Getting traffic isn’t the hard part anymore. Between paid ads, SEO, social, and AI-driven content, most brands can attract visitors. The real question is what happens next.
In 2026, conversion rate optimization isn’t about tweaking button colors or copying your competitor’s landing page layout. It’s about removing friction, building trust faster, and aligning your marketing, product, and sales into one smooth experience. The brands that win aren’t necessarily louder. They’re clearer. Smarter. More intentional.
Let’s break down what CRO actually looks like this year and what’s worth your time.
Conversion rate optimization, or CRO, is simply the process of increasing the percentage of visitors who take a specific action on your site. That action might be a purchase, a form submission, a demo request, a free trial signup, or a resource download.
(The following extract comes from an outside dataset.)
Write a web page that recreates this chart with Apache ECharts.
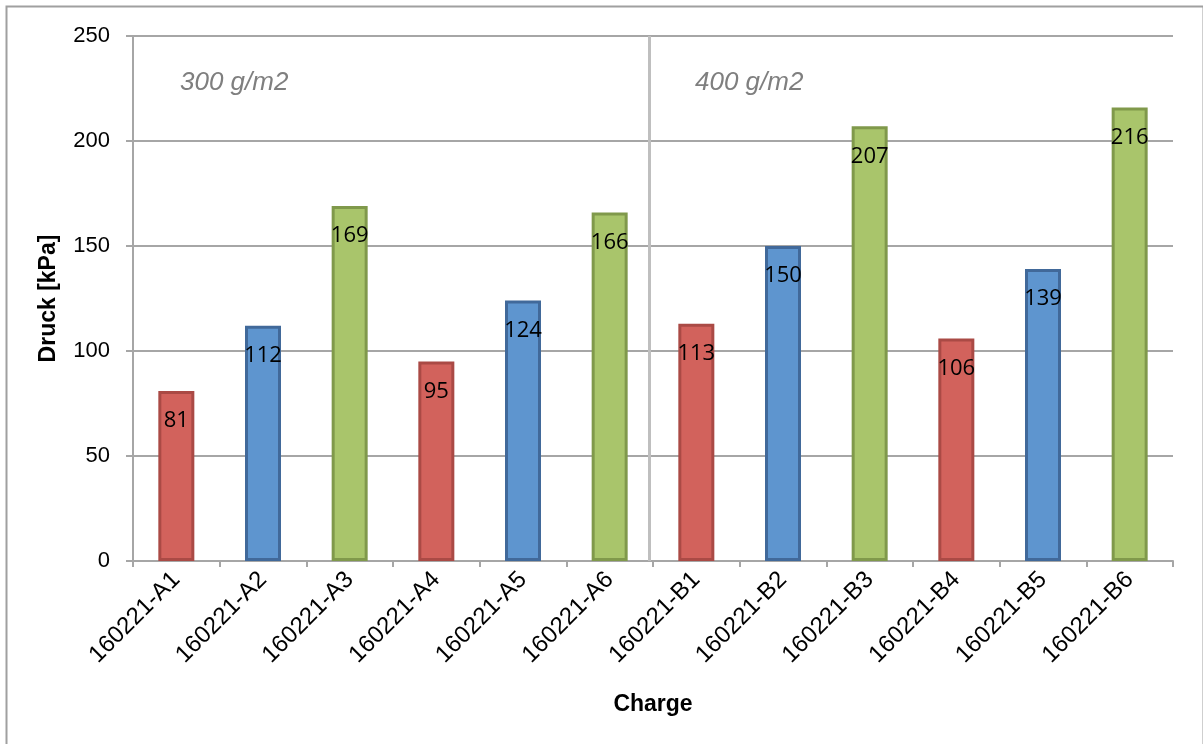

The calculation itself is straightforward – you divide the number of conversions by the total number of visitors and multiply by one hundred.
The concept sounds simple. The execution is not. CRO is not about random changes or surface-level edits. It is about making your website work better so more people actually do what you want them to do.
Let’s look at the numbers.
Imagine you have 10,000 monthly visitors, a 2 percent conversion rate, and a 100 dollar average order value. That gives you 20,000 dollars in revenue. Now increase the conversion rate to 3 percent. The traffic stays the same. The offer stays the same. Revenue jumps to 30,000 dollars.
One percentage point creates a 50 percent lift.
That is why serious growth-focused teams prioritize optimization before scaling acquisition. Improving conversion rates increases return on ad spend, reduces customer acquisition cost, improves marketing efficiency, and makes scaling far less risky.
Driving more traffic without fixing weak conversion points is like pouring water into a leaking bucket.
It is tempting to jump straight into A-B testing. But testing without direction usually creates noise, not insight.
Before making changes, get clear on what you are optimizing. Define your primary conversion goal. Identify the smaller actions that signal intent. Look at where users are dropping off. Review what your current data actually shows.
This only works if your analytics are reliable. That means accurate event tracking, clear conversion definitions, consistent naming conventions, and alignment between marketing and sales. If tracking is messy, conclusions will be too.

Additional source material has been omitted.